She would also need all of her audaciousness as a feminist. And as a feminist woman writer in a moment in which, for many reasons and in many ways, she was out there on her own. In the context of publishers’ warnings during the ’40s and ’30s to black writers that certain subjects were just too volatile to risk with white audiences. Too risky to contend with the problem of double audiences. Here’s an example. This is literally printed as a publisher’s warning. “Nothing that casts the least reflection on contemporary moral or sexual standards will be allowed. Keep away from the erotic. Contributions must be clean and wholesome.”
And you can imagine how white racist stereotypes of the licentiousness of black women contributed to this mandate. In that context, what does Hurston do? She writes one of the single sexiest passages in the history of American literature. Right?

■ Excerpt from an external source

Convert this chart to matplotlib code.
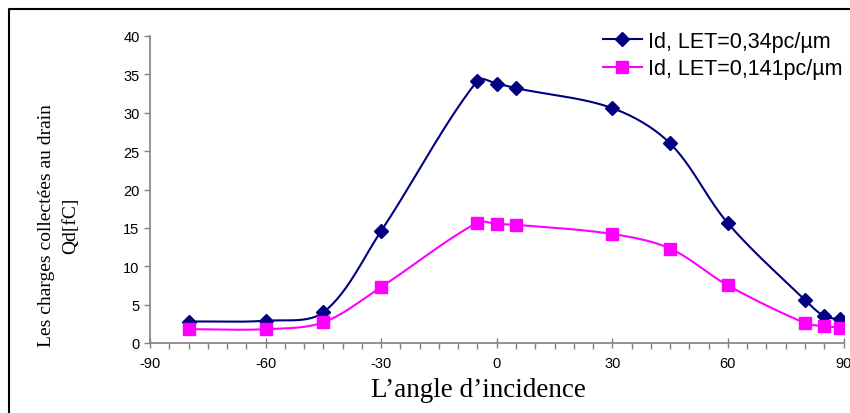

She was stretched on her back, beneath the pear tree, soaking in the alto chant of the visiting bees, the gold of the sun, and the panting breath of the breeze, when the inaudible voice of it all came to her. She saw a dust-bearing bee sink into the sanctum of a bloom, the thousand sister calyxes arched to meet the love embrace, and the ecstatic shiver of the tree from root to tiniest branch, creaming in every blossom and throbbing with delight.”
Keep away from the erotic—indeed! So as I say, she needed this audaciousness in the worst way. She needed it in the ’40s and ’50s when nobody would publish her work. She needed it in the ’40s and ’50s when she couldn’t sell the kind of work that she wanted to write.